DerMitDemBlunt 14 Komm-Experte - 2483 - 25. September 2011 - 19:29 #

das Spiel ist auf den richtigen Drogen auf jeden fall der knaller ;)

Avrii (unregistriert) 25. September 2011 - 23:09 #

Billiger Sound, billige Grafik die man versucht als Kunst zu verkaufen, dann noch eine Priese Religion mit Mobiltelefon vermischen - fertig ist das Low Budget Spiel.

Das Spiel ist schrott, wirkt vielleicht cool, aber spielt sich einfach 1950.

Jörg Langer Chefredakteur - P - 469809 - 25. September 2011 - 23:24 #

Hast du es gespielt?

Avrii (unregistriert) 26. September 2011 - 7:38 #

Ja, und es ist keine 50 Euro Wert. Es ist einfach zu Low Budget.

Jörg Langer Chefredakteur - P - 469809 - 26. September 2011 - 11:16 #

Du schreibst immer "ist", wenn du schreiben solltest: "meiner Meinung nach ist"...

Sciron 20 Gold-Gamer - 24182 - 26. September 2011 - 1:09 #

Stil und Gameplay finde ich sehr interessant. Dennoch ist es für mich Aufgrund der Schwächen auch eher ein Budget-Kandidat. Der aussergewöhnliche Ansatz ist aber definitiv sehr lobenswert.

Pepper 11 Forenversteher - 649 - 26. September 2011 - 20:30 #

Ich finde vom künstlerischem Aspekt aus ist es sehr gelungen was die Optik betrifft, aber der Soundtrack hätte etwas mehr Abwechslung vertragen können.
Außerdem sind es recht schlauchige Level

Keksus 21 AAA-Gamer - 25149 - 17. Oktober 2011 - 15:12 #

Mit 7.5 definitiv unterbewertet. Die Negativpunkte kann ich nicht nachvollziehen. Danebenspringen oder abrutschen hatte ich nie Probleme mit. Die Steuerung ist sehr genau. Dass man kein HUD hat stört auch nicht, sondern ist sogar besser, weil das Spiel künstlerischen Anspruch hat. Da würde ein HUD nur stören.

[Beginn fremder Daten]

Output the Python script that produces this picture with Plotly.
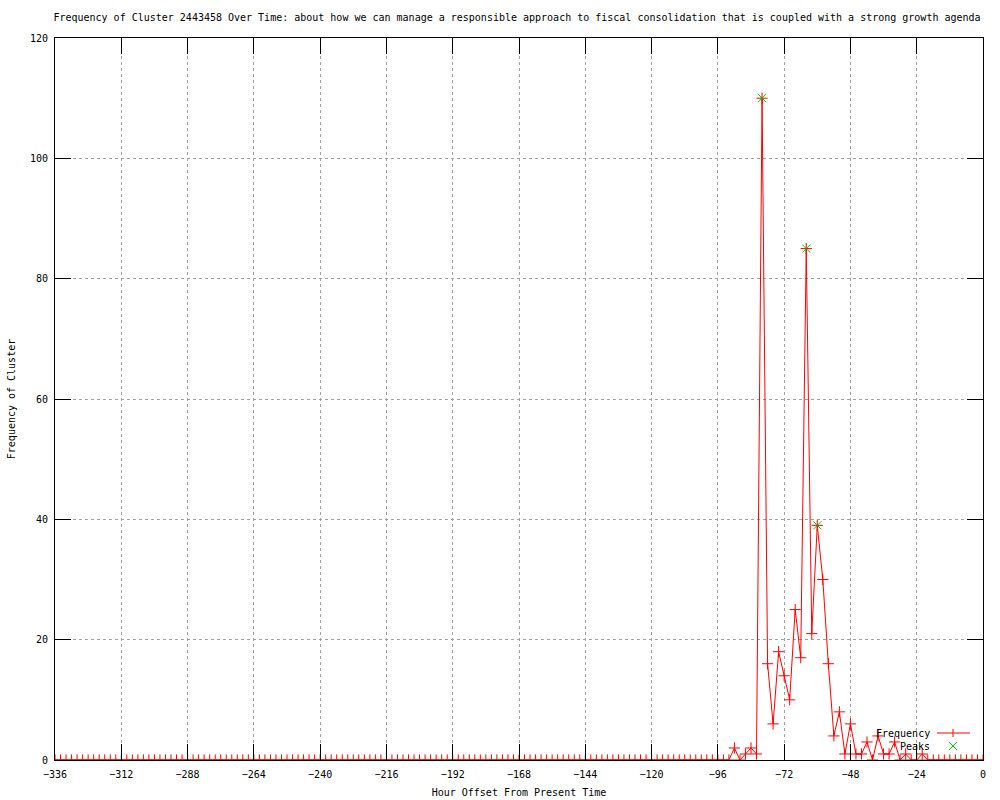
import plotly.graph_objects as go

# Hours: every 2 hours from -336 to 0
hours = list(range(-336, 1, 2))

# Frequency values (one per 2-hour step, -336 ... 0)
freq = [
    0, 0, 0, 0, 0, 0, 0, 0, 0, 0, 0, 0,   # -336 .. -314
    0, 0, 0, 0, 0, 0, 0, 0, 0, 0, 0, 0,   # -312 .. -290
    0, 0, 0, 0, 0, 0, 0, 0, 0, 0, 0, 0,   # -288 .. -266
    0, 0, 0, 0, 0, 0, 0, 0, 0, 0, 0, 0,   # -264 .. -242
    0, 0, 0, 0, 0, 0, 0, 0, 0, 0, 0, 0,   # -240 .. -218
    0, 0, 0, 0, 0, 0, 0, 0, 0, 0, 0, 0,   # -216 .. -194
    0, 0, 0, 0, 0, 0, 0, 0, 0, 0, 0, 0,   # -192 .. -170
    0, 0, 0, 0, 0, 0, 0, 0, 0, 0, 0, 0,   # -168 .. -146
    0, 0, 0, 0, 0, 0, 0, 0, 0, 0, 0, 0,   # -144 .. -122
    0, 0, 0, 0, 0, 0, 0, 0, 0, 0, 0, 0,   # -120 .. -98
    0, 0, 0, 2, 0, 1, 2, 1, 110, 16, 6, 18,   # -96 .. -74
    14, 10, 25, 17, 85, 21, 39, 30, 16, 4, 8, 1,   # -72 .. -50
    6, 1, 1, 3, 0, 4, 1, 1, 3, 0, 1, 0,   # -48 .. -26
    0, 1, 0, 0, 0, 0, 0, 0, 0, 0, 0, 0,   # -24 .. -2
    0,                                     # 0
]

peak_hours = [-80, -64, -60]
peak_values = [110, 85, 39]

x_ticks = [-336, -312, -288, -264, -240, -216, -192, -168, -144, -120, -96, -72, -48, -24, 0]
y_ticks = [0, 20, 40, 60, 80, 100, 120]

FONT = "DejaVu Sans Mono"
RED = "#ff0000"
GREEN = "#00c000"

fig = go.Figure()
fig.add_trace(go.Scatter(
    x=hours, y=freq, mode="lines+markers", name="Frequency",
    line=dict(color=RED, width=1),
    marker=dict(symbol="cross-thin", size=8, line=dict(color=RED, width=1), color=RED),
))
fig.add_trace(go.Scatter(
    x=peak_hours, y=peak_values, mode="markers", name="Peaks",
    marker=dict(symbol="x-thin", size=8, line=dict(color=GREEN, width=1), color=GREEN),
))

axis_common = dict(
    showline=True, linecolor="black", linewidth=1, mirror="ticks",
    ticks="inside", ticklen=16, tickcolor="black", tickwidth=1,
    showgrid=True, gridcolor="#a0a0a0", griddash="dot", gridwidth=1,
    zeroline=False, automargin=False, layer="above traces",
    tickfont=dict(family=FONT, size=10, color="black"),
)

fig.update_layout(
    width=1000, height=800,
    margin=dict(l=55, r=17, t=38, b=40, autoexpand=False),
    paper_bgcolor="white", plot_bgcolor="white",
    showlegend=False, hovermode=False,
    font=dict(family=FONT, size=10, color="black"),
    title=dict(
        text="Frequency of Cluster 2443458 Over Time: about how we can manage a responsible approach to fiscal consolidation that is coupled with a strong growth agenda",
        x=0.517, xref="container", xanchor="center", y=0.978, yanchor="middle",
        font=dict(family=FONT, size=10, color="black"),
    ),
    xaxis=dict(range=[-336, 0], tickvals=x_ticks, ticktext=[str(v).replace("-", "\u2212") for v in x_ticks],
               ticklabelstandoff=5,
               title=dict(text="Hour Offset From Present Time", standoff=9,
                          font=dict(family=FONT, size=10)), **axis_common),
    yaxis=dict(range=[0, 120], tickvals=y_ticks, ticklabelstandoff=4,
               title=dict(text="Frequency of Cluster", standoff=12,
                          font=dict(family=FONT, size=10)), **axis_common),
)

# Gnuplot-style key (text on left, sample on right) in the lower right corner
px = lambda p: (p - 55) / 928.0
py = lambda p: (760 - p) / 722.0
fig.add_annotation(x=px(932), y=py(733), xref="paper", yref="paper", text="Frequency",
                   showarrow=False, xanchor="right", yanchor="middle",
                   font=dict(family=FONT, size=10, color="black"))
fig.add_annotation(x=px(932), y=py(746), xref="paper", yref="paper", text="Peaks",
                   showarrow=False, xanchor="right", yanchor="middle",
                   font=dict(family=FONT, size=10, color="black"))
fig.add_shape(type="line", xref="paper", yref="paper", x0=px(937), x1=px(970), y0=py(733), y1=py(733),
              line=dict(color=RED, width=1))
fig.add_shape(type="line", xref="paper", yref="paper", x0=px(953), x1=px(953), y0=py(729), y1=py(737),
              line=dict(color=RED, width=1))
fig.add_shape(type="line", xref="paper", yref="paper", x0=px(949), x1=px(957), y0=py(742), y1=py(750),
              line=dict(color=GREEN, width=1))
fig.add_shape(type="line", xref="paper", yref="paper", x0=px(949), x1=px(957), y0=py(750), y1=py(742),
              line=dict(color=GREEN, width=1))

fig.write_html("out.html", config={"displayModeBar": False},
               post_script="document.body.style.margin='0';document.body.style.padding='0';")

Mit Löchern im Boden hatte ich auch nie Probleme. Lässt sich alles bestens erkennen. Das mit den Soundeffekten kann ich auch nicht nachvollziehen.

9 Punkte sind für das Spiel mindestens drin. Weil es ist lang und bietet auch noch richtig viel Abwechslung, dass man teilweise glaubt plötzlich ein anderes Spiel zu spielen. Es ist definitiv eins der besten Spiele der letzten Jahre. Und wenn ich mir da im Vergleich dazu ansehe was hier alles 9 oder mehr Punkte erhält ...

Tempergus 08 Versteher - 211 - 25. Oktober 2011 - 11:21 #

Bin absolut derselben Meinung. Hier liegt ein Spiel vor, was ähnlich wie Rez, Okami oder SotC auch in zehn Jahren noch erwähnt werden wird, wenn all die Rages, Uncharteds und Gears längst in der Versenkung verschwunden sind. Ein Spiel, für das man gerne den Vollpreis zahlt und sich für jede Spielminute freut. Große Kunst ist das, die leider von der Masse überhaupt nicht wahrgenommen wird - vielleicht in 10 Jahren, wenn es ein Remake davon geben wird (ähnlich der Ico/SotC-Collection). Und dann will auf einmal JEDER schon immer ein großer Fan des Spiels gewesen sein, ts ts.

vergil 12 (unregistriert) 2. November 2011 - 20:32 #

Tolles Spiel, hat mich sehr gut unterhalten. Wunderbar abwechslungsreiches Setting und abgedrehte Geschichte.

8.5 von mir. Die Hüpfpassagen sind oft kamerabedingt schwierig, dank rascher Rücksetzpunkte aber kein Kritikpunkt.